DATA SUPPLIED:
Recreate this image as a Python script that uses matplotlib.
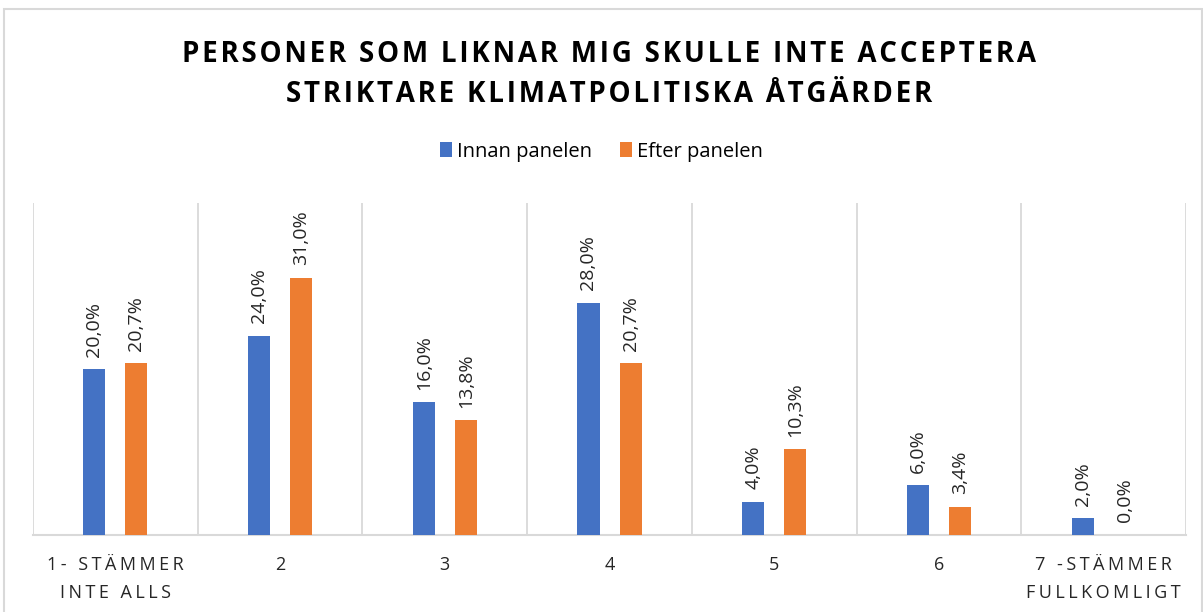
import matplotlib
matplotlib.use('Agg')
import matplotlib.pyplot as plt
import numpy as np
from matplotlib.patches import Rectangle

# data
categories = ["1- STÄMMER\nINTE ALLS", "2", "3", "4", "5", "6", "7 -STÄMMER\nFULLKOMLIGT"]
innan = [20.0, 24.0, 16.0, 28.0, 4.0, 6.0, 2.0]
efter = [20.7, 31.0, 13.8, 20.7, 10.3, 3.4, 0.0]
series_names = ["Innan panelen", "Efter panelen"]
title = "PERSONER SOM LIKNAR MIG SKULLE INTE ACCEPTERA\nSTRIKTARE KLIMATPOLITISKA ÅTGÄRDER"

blue = "#4472C4"
orange = "#ED7D31"
grid_col = "#D9D9D9"

plt.rcParams['font.family'] = ['Open Sans', 'DejaVu Sans']


def spaced(s, gap="\u200a"):
    # letter spacing like in the original (hair space between characters)
    return "\n".join(gap.join(line) for line in s.split("\n"))


fig = plt.figure(figsize=(12.03, 6.12), dpi=100)
fig.patches.append(Rectangle((0.003, -0.01), 0.996, 0.995, transform=fig.transFigure,
                             fill=False, edgecolor=grid_col, linewidth=1.5))

ax = fig.add_axes([0.0274, 0.126, 0.9586, 0.542])
x = np.arange(len(categories))
w = 0.134
off = 0.128
b1 = ax.bar(x - off, innan, w, color=blue, label=series_names[0], zorder=3)
b2 = ax.bar(x + off, efter, w, color=orange, label=series_names[1], zorder=3)

for bars, vals in [(b1, innan), (b2, efter)]:
    for rect, v in zip(bars, vals):
        ax.annotate(f"{v:.1f}%".replace(".", ","),
                    xy=(rect.get_x() + rect.get_width() / 2, rect.get_height()),
                    xytext=(0, 9), textcoords="offset points",
                    rotation=90, ha='center', va='bottom', fontsize=14, color='#262626')

ax.set_xlim(-0.5, len(categories) - 0.5)
ax.set_ylim(0, 40)
for b in np.arange(-0.5, len(categories), 1.0):
    ax.axvline(b, color=grid_col, linewidth=1.3, zorder=1)
ax.set_yticks([])
ax.set_xticks(x)
ax.set_xticklabels([spaced(c, "\u200a\u200a") for c in categories], fontsize=13,
                   color='#262626', linespacing=1.7)
ax.tick_params(axis='x', length=0, pad=15)
for s in ['top', 'left', 'right']:
    ax.spines[s].set_visible(False)
ax.spines['bottom'].set_color(grid_col)
ax.spines['bottom'].set_linewidth(1.5)

fig.text(0.506, 0.878, spaced(title), ha='center', va='center', fontsize=20, fontweight='bold',
         color='#000000', linespacing=1.5)

fig.legend(handles=[b1, b2], labels=series_names, loc='center', bbox_to_anchor=(0.5, 0.752),
           ncol=2, frameon=False, fontsize=14.5, handlelength=0.6, handleheight=0.8,
           handletextpad=0.25, columnspacing=1.4)

plt.savefig("out.png", dpi=100, facecolor='white')
plt.close()
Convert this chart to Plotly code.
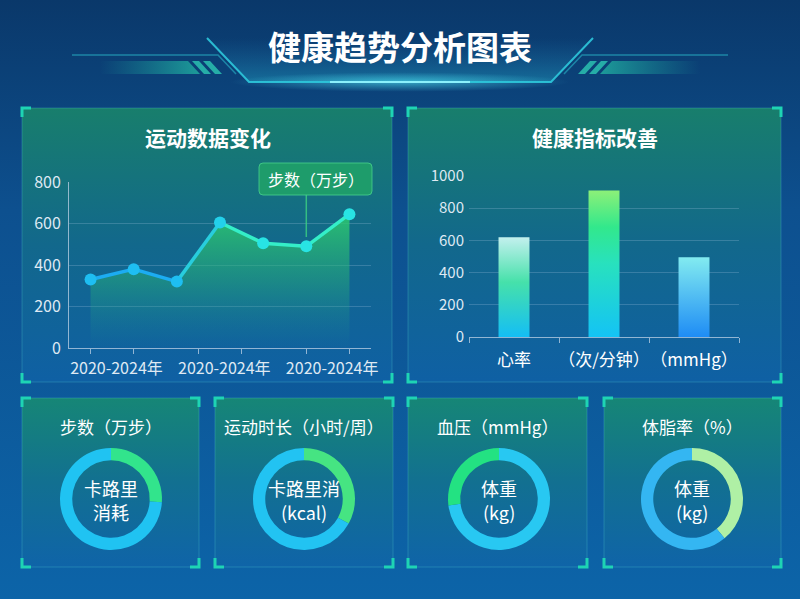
import math
import plotly.graph_objects as go

W, H = 800, 599
FONT = "Noto Sans CJK SC, Noto Sans, sans-serif"

# ---------------- data ----------------
main_title = "健康趋势分析图表"

line_title = "运动数据变化"
line_series_name = "步数（万步）"
line_values = [330, 380, 320, 605, 505, 490, 645]
line_tick_labels = ["2020-2024年", "2020-2024年", "2020-2024年"]
line_tick_pos = [0.6, 3.1, 5.6]
line_tick_marks = [0, 1, 2.5, 3.5, 5, 6]
line_highlight_index = 5
line_y_ticks = [0, 200, 400, 600, 800]

bar_title = "健康指标改善"
bar_categories = ["心率", "（次/分钟）", "（mmHg）"]
bar_values = [620, 910, 495]
bar_y_ticks = [0, 200, 400, 600, 800, 1000]

donut_titles = ["步数（万步）", "运动时长（小时/周）", "血压（mmHg）", "体脂率（%）"]
donut_center_line1 = ["卡路里", "卡路里消", "体重", "体重"]
donut_center_line2 = ["消耗", "(kcal)", "(kg)", "(kg)"]
donut_percents = [26, 33, 27, 39]

# ---------------- style ----------------
bar_gradients = [
    [[0, "rgb(20,190,245)"], [0.55, "rgb(70,225,170)"], [1, "rgb(195,240,238)"]],
    [[0, "rgb(20,195,245)"], [0.5, "rgb(40,225,190)"], [0.75, "rgb(50,232,140)"], [1, "rgb(140,240,120)"]],
    [[0, "rgb(30,140,245)"], [1, "rgb(130,235,240)"]],
]
donut_arc_colors = ["rgb(50,228,140)", "rgb(70,228,130)", "rgb(35,226,130)", "rgb(175,240,165)"]
donut_base_colors = ["rgb(32,195,242)", "rgb(34,195,242)", "rgb(40,200,242)", "rgb(52,182,242)"]
donut_arc_left = [False, False, True, False]   # arc runs from 12 o'clock to the left

top_panels = [(22, 108, 392, 382), (408, 108, 781, 382)]
bottom_panels = [(22, 398, 199, 567), (215, 398, 393, 567), (408, 398, 587, 567), (604, 398, 781, 567)]
donut_centers = [(111, 499), (304, 499), (499, 499), (692, 499)]
donut_r = 51


def Y(p):
    return H - p


def fx(x):
    return x / W


def fy(p):
    return 1 - p / H


fig = go.Figure()

# page background
fig.add_trace(go.Scatter(
    x=[0, W, W, 0, 0], y=[0, 0, H, H, 0], mode="lines", fill="toself",
    line=dict(width=0),
    fillgradient=dict(type="vertical", start=0, stop=H,
                      colorscale=[[0, "rgb(12,100,168)"], [0.65, "rgb(13,80,143)"], [1, "rgb(10,56,106)"]]),
    hoverinfo="skip", showlegend=False, xaxis="x", yaxis="y"))

# title decoration: trapezoid glow
fig.add_trace(go.Scatter(
    x=[207, 593, 551, 249, 207], y=[Y(38), Y(38), Y(82), Y(82), Y(38)], mode="lines", fill="toself",
    line=dict(width=0),
    fillgradient=dict(type="vertical", start=Y(82), stop=Y(38),
                      colorscale=[[0, "rgba(40,190,215,0.35)"], [1, "rgba(40,150,200,0.0)"]]),
    hoverinfo="skip", showlegend=False, xaxis="x", yaxis="y"))

# glow under title
ex = [400 + 170 * math.cos(t * math.pi / 30) for t in range(61)]
ey = [Y(82) + 10 * math.sin(t * math.pi / 30) for t in range(61)]
fig.add_trace(go.Scatter(
    x=ex, y=ey, mode="lines", fill="toself", line=dict(width=0),
    fillgradient=dict(type="radial", colorscale=[[0, "rgba(80,230,245,0.6)"], [1, "rgba(80,230,245,0)"]]),
    hoverinfo="skip", showlegend=False, xaxis="x", yaxis="y"))

# side bars of title decoration
for side in (-1, 1):
    def mx(x):
        return x if side == -1 else W - x
    xs = [mx(v) for v in [100, 188, 200, 100, 100]]
    ys = [Y(61), Y(61), Y(74), Y(74), Y(61)]
    cs = [[0, "rgba(30,170,160,0.0)"], [1, "rgba(35,185,165,0.75)"]]
    if side == 1:
        cs = [[0, "rgba(35,185,165,0.75)"], [1, "rgba(30,170,160,0.0)"]]
    fig.add_trace(go.Scatter(
        x=xs, y=ys, mode="lines", fill="toself", line=dict(width=0),
        fillgradient=dict(type="horizontal", start=min(xs), stop=max(xs), colorscale=cs),
        hoverinfo="skip", showlegend=False, xaxis="x", yaxis="y"))
    for a in (192, 203):
        px_ = [mx(v) for v in [a, a + 7, a + 19, a + 12, a]]
        fig.add_trace(go.Scatter(
            x=px_, y=ys, mode="lines", fill="toself", line=dict(width=0),
            fillcolor="rgba(45,200,180,0.8)", hoverinfo="skip", showlegend=False,
            xaxis="x", yaxis="y"))


# panels
def add_panel(p, top, mid, bot):
    x0, y0, x1, y1 = p
    fig.add_trace(go.Scatter(
        x=[x0, x1, x1, x0, x0], y=[Y(y0), Y(y0), Y(y1), Y(y1), Y(y0)], mode="lines", fill="toself",
        line=dict(width=1, color="rgba(80,200,205,0.30)"),
        fillgradient=dict(type="vertical", start=Y(y1), stop=Y(y0),
                          colorscale=[[0, bot], [0.5, mid], [1, top]]),
        hoverinfo="skip", showlegend=False, xaxis="x", yaxis="y"))


for p in top_panels:
    add_panel(p, "rgb(24,126,108)", "rgb(18,104,140)", "rgb(15,96,164)")
for p in bottom_panels:
    add_panel(p, "rgb(22,134,118)", "rgb(18,112,145)", "rgb(15,100,168)")

# ---------------- line chart ----------------
n = len(line_values)
xs = list(range(n))
fig.add_trace(go.Scatter(
    x=xs, y=line_values, mode="lines", fill="tozeroy", line=dict(width=0),
    fillgradient=dict(type="vertical", start=0, stop=max(line_values),
                      colorscale=[[0, "rgba(30,150,150,0.0)"], [0.5, "rgba(40,180,120,0.45)"],
                                  [1, "rgba(45,205,110,0.85)"]]),
    hoverinfo="skip", showlegend=False, xaxis="x2", yaxis="y2"))


def lerp_col(t, a, b):
    return "rgb(%d,%d,%d)" % tuple(round(a[k] + (b[k] - a[k]) * t) for k in range(3))


c_start, c_end = (28, 172, 242), (52, 238, 200)
for i in range(n - 1):
    t = min(1.0, max(0.0, ((i + 0.5) - 1.5) / 2.0))
    fig.add_trace(go.Scatter(
        x=[xs[i], xs[i + 1]], y=[line_values[i], line_values[i + 1]], mode="lines",
        line=dict(width=3.5, color=lerp_col(t, c_start, c_end)),
        hoverinfo="skip", showlegend=False, xaxis="x2", yaxis="y2"))
m_start, m_end = (30, 190, 242), (40, 228, 228)
fig.add_trace(go.Scatter(
    x=xs, y=line_values, mode="markers",
    marker=dict(size=12, color=[lerp_col(min(1, max(0, (i - 2) / 2)), m_start, m_end) for i in xs],
                line=dict(width=0)),
    hoverinfo="skip", showlegend=False, xaxis="x2", yaxis="y2"))

# ---------------- bar chart ----------------
half = 0.172
for i, v in enumerate(bar_values):
    fig.add_trace(go.Scatter(
        x=[i - half, i - half, i + half, i + half, i - half], y=[0, v, v, 0, 0],
        mode="lines", fill="toself", line=dict(width=0),
        fillgradient=dict(type="vertical", start=0, stop=v, colorscale=bar_gradients[i]),
        hoverinfo="skip", showlegend=False, xaxis="x3", yaxis="y3"))

# ---------------- donuts ----------------
for i, pct in enumerate(donut_percents):
    cx, cy = donut_centers[i]
    if donut_arc_left[i]:
        vals = [100 - pct, pct]
        cols = [donut_base_colors[i], donut_arc_colors[i]]
    else:
        vals = [pct, 100 - pct]
        cols = [donut_arc_colors[i], donut_base_colors[i]]
    fig.add_trace(go.Pie(
        values=vals, hole=0.76, sort=False, direction="clockwise", rotation=0,
        marker=dict(colors=cols, line=dict(width=0)),
        textinfo="none", hoverinfo="skip", showlegend=False,
        domain=dict(x=[fx(cx - donut_r), fx(cx + donut_r)], y=[fy(cy + donut_r), fy(cy - donut_r)])))

# ---------------- shapes ----------------
shapes = []
deco = "rgba(45,200,220,0.9)"
shapes.append(dict(type="path", xref="x", yref="y", layer="above",
                   path=f"M207,{Y(38)} L249,{Y(82)} L551,{Y(82)} L593,{Y(38)}",
                   line=dict(color=deco, width=2)))
shapes.append(dict(type="path", xref="x", yref="y", layer="above",
                   path=f"M72,{Y(55)} L218,{Y(55)} L236,{Y(74)}",
                   line=dict(color="rgba(40,180,200,0.6)", width=1.5)))
shapes.append(dict(type="path", xref="x", yref="y", layer="above",
                   path=f"M{W-72},{Y(55)} L{W-218},{Y(55)} L{W-236},{Y(74)}",
                   line=dict(color="rgba(40,180,200,0.6)", width=1.5)))
shapes.append(dict(type="line", xref="x", yref="y", layer="above",
                   x0=330, x1=470, y0=Y(82), y1=Y(82), line=dict(color="rgba(150,245,255,0.9)", width=2)))

arm = 9
bc = "rgb(30,212,180)"
for (x0, y0, x1, y1) in top_panels + bottom_panels:
    for (cx, cy, dx, dy) in [(x0, y0, 1, 1), (x1, y0, -1, 1), (x0, y1, 1, -1), (x1, y1, -1, -1)]:
        shapes.append(dict(type="path", xref="x", yref="y", layer="above",
                           path=f"M{cx},{Y(cy + dy * arm)} L{cx},{Y(cy)} L{cx + dx * arm},{Y(cy)}",
                           line=dict(color=bc, width=3)))

# tooltip pointer and box
hi = line_highlight_index
shapes.append(dict(type="line", xref="x2", yref="y2", layer="above",
                   x0=hi, x1=hi, y0=line_values[hi] + 45, y1=740,
                   line=dict(color="rgba(60,210,130,0.8)", width=1.5)))
bx0, by0, bx1, by1, rr = 259, 163, 372, 195, 4
shapes.append(dict(type="path", xref="x", yref="y", layer="above",
                   path=(f"M{bx0+rr},{Y(by0)} L{bx1-rr},{Y(by0)} Q{bx1},{Y(by0)} {bx1},{Y(by0+rr)} "
                         f"L{bx1},{Y(by1-rr)} Q{bx1},{Y(by1)} {bx1-rr},{Y(by1)} L{bx0+rr},{Y(by1)} "
                         f"Q{bx0},{Y(by1)} {bx0},{Y(by1-rr)} L{bx0},{Y(by0+rr)} Q{bx0},{Y(by0)} {bx0+rr},{Y(by0)} Z"),
                   fillcolor="rgba(32,160,105,0.92)", line=dict(color="rgba(70,210,140,0.8)", width=1)))


# ---------------- annotations ----------------
def txt(text, x, y, size, color="white"):
    return dict(text=text, x=fx(x), y=fy(y), xref="paper", yref="paper", xanchor="center", yanchor="middle",
                showarrow=False, font=dict(size=size, color=color, family=FONT))


ann = [txt(f"<b>{main_title}</b>", 400, 46, 33),
       txt(f"<b>{line_title}</b>", 208, 137, 21),
       txt(f"<b>{bar_title}</b>", 595, 137, 21),
       txt(line_series_name, (bx0 + bx1) / 2, (by0 + by1) / 2, 16)]
for i, p in enumerate(bottom_panels):
    cxp = (p[0] + p[2]) / 2
    ann.append(txt(donut_titles[i], cxp, 426, 17))
    cx, cy = donut_centers[i]
    ann.append(txt(donut_center_line1[i], cx, cy - 11, 18))
    ann.append(txt(donut_center_line2[i], cx, cy + 13, 18))

axis_line = "rgba(190,210,230,0.75)"
grid = "rgba(190,215,240,0.22)"
tickc = "#dfe9f3"

fig.update_layout(
    width=W, height=H, autosize=False, margin=dict(l=0, r=0, t=0, b=0, pad=0),
    paper_bgcolor="rgb(12,80,140)", plot_bgcolor="rgba(0,0,0,0)",
    font=dict(family=FONT, color=tickc),
    showlegend=False,
    shapes=shapes, annotations=ann,
    xaxis=dict(domain=[0, 1], range=[0, W], visible=False, fixedrange=True, automargin=False),
    yaxis=dict(domain=[0, 1], range=[0, H], visible=False, fixedrange=True, automargin=False),
    xaxis2=dict(domain=[fx(69), fx(371)], anchor="y2", range=[-0.5, n - 0.5], automargin=False,
                showgrid=False, zeroline=False, showline=True, linecolor=axis_line, linewidth=1,
                tickmode="array", tickvals=line_tick_pos, ticktext=line_tick_labels, ticks="",
                tickangle=0, ticklabelstandoff=6,
                tickfont=dict(size=16, color=tickc, family=FONT),
                minor=dict(tickmode="array", tickvals=line_tick_marks, ticks="outside", ticklen=5,
                           tickcolor=axis_line, showgrid=False)),
    yaxis2=dict(domain=[fy(348), fy(182)], anchor="x2", range=[0, 800], automargin=False,
                tickmode="array", tickvals=line_y_ticks, showgrid=True, gridcolor=grid, gridwidth=1,
                zeroline=False, showline=True, linecolor=axis_line, linewidth=1, ticks="",
                ticklabelstandoff=4,
                tickfont=dict(size=16, color=tickc, family=FONT)),
    xaxis3=dict(domain=[fx(469), fx(739)], anchor="y3", range=[-0.5, len(bar_values) - 0.5], automargin=False,
                showgrid=False, zeroline=False, showline=True, linecolor=axis_line, linewidth=1,
                tickmode="array", tickvals=list(range(len(bar_categories))), ticktext=bar_categories,
                ticks="", tickangle=0, ticklabelstandoff=8,
                tickfont=dict(size=17, color="white", family=FONT),
                minor=dict(tickmode="array", tickvals=[i - 0.5 for i in range(len(bar_values) + 1)],
                           ticks="outside", ticklen=5, tickcolor=axis_line, showgrid=False)),
    yaxis3=dict(domain=[fy(337), fy(176)], anchor="x3", range=[0, 1000], automargin=False,
                tickmode="array", tickvals=bar_y_ticks, showgrid=True, gridcolor=grid, gridwidth=1,
                zeroline=False, showline=False, ticks="", ticklabelstandoff=4,
                tickfont=dict(size=15, color=tickc, family=FONT)),
)

fig.write_html("out.html")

REQUIRED WORK:
Go back to the entries above and restate word for word every line from the first through the one that contains "for line in", leaving the pictures behind.

THE ANSWER:
Recreate this image as a Python script that uses matplotlib.
import matplotlib
matplotlib.use('Agg')
import matplotlib.pyplot as plt
import numpy as np
from matplotlib.patches import Rectangle

# data
categories = ["1- STÄMMER\nINTE ALLS", "2", "3", "4", "5", "6", "7 -STÄMMER\nFULLKOMLIGT"]
innan = [20.0, 24.0, 16.0, 28.0, 4.0, 6.0, 2.0]
efter = [20.7, 31.0, 13.8, 20.7, 10.3, 3.4, 0.0]
series_names = ["Innan panelen", "Efter panelen"]
title = "PERSONER SOM LIKNAR MIG SKULLE INTE ACCEPTERA\nSTRIKTARE KLIMATPOLITISKA ÅTGÄRDER"

blue = "#4472C4"
orange = "#ED7D31"
grid_col = "#D9D9D9"

plt.rcParams['font.family'] = ['Open Sans', 'DejaVu Sans']


def spaced(s, gap="\u200a"):
    # letter spacing like in the original (hair space between characters)
    return "\n".join(gap.join(line) for line in s.split("\n"))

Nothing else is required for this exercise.